Saturday, July 31, 2004

What a surprise!

The WTO talks broke up in disarray last night, with the developing countries, led by India, rejecting a deal stitched up between the EU and the US. However, the deadline is being extended another 24 hours to see if an agreement can be reached.

Brazil and India had expressed serious doubts about parts of the text, but it was believed that both countries were simply holding out for a better deal as the minutes ticked away to the Saturday night deadline. "The US and the EU were broadly happy, but the developing world is in uproar," one observer said.

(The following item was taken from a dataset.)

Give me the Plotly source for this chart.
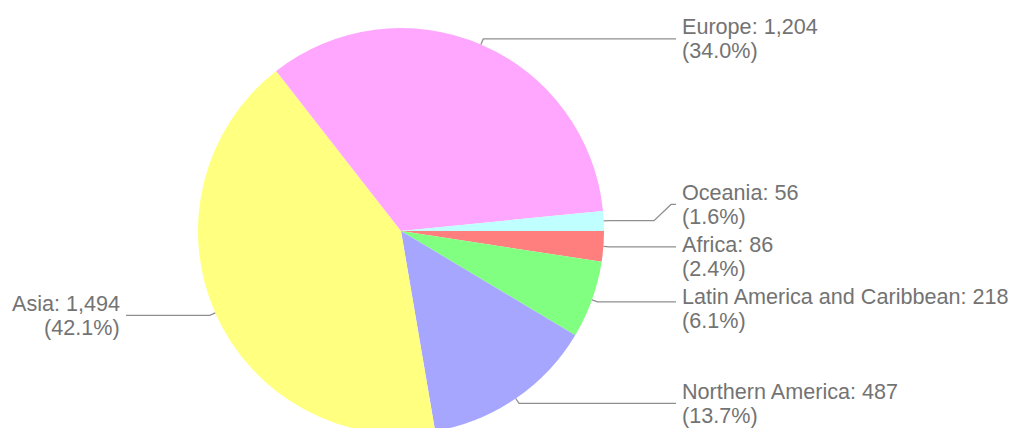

Indian officials said the document pushed through by the US would have allowed it to get away with a lower reduction of subsidies and at a slower pace. At the same time, the US had insisted that India should commit itself to reducing its aggregate support for agriculture from five per cent allowed now to nil.

The split had developed on Thursday, when India broke away from the group of five key players comprising itself, the US, EU, Brazil and Australia. The group, called in the arcane vocabulary of the WTO talks NG-5 (Non-group-5), described as such because of their conflicting interests, is dominated by the US and EU. India felt that they were seeking to railroad developing nations into accepting a poor deal.

Celine Charveriat, of Oxfam International, said of the compromise draft that it was unacceptable because it failed to meet the needs of developing countries. "Presented as a breakthrough", she said, "the text on agriculture does little to address the problem of export dumping, instead introducing dangerous loopholes for yet more subsidies, especially from the US."

However, our very own trade and industry secretary, Patricia Hewitt, is trying to persuade developing countries that a deal is in their interests. It is going to be a long day – for her at least.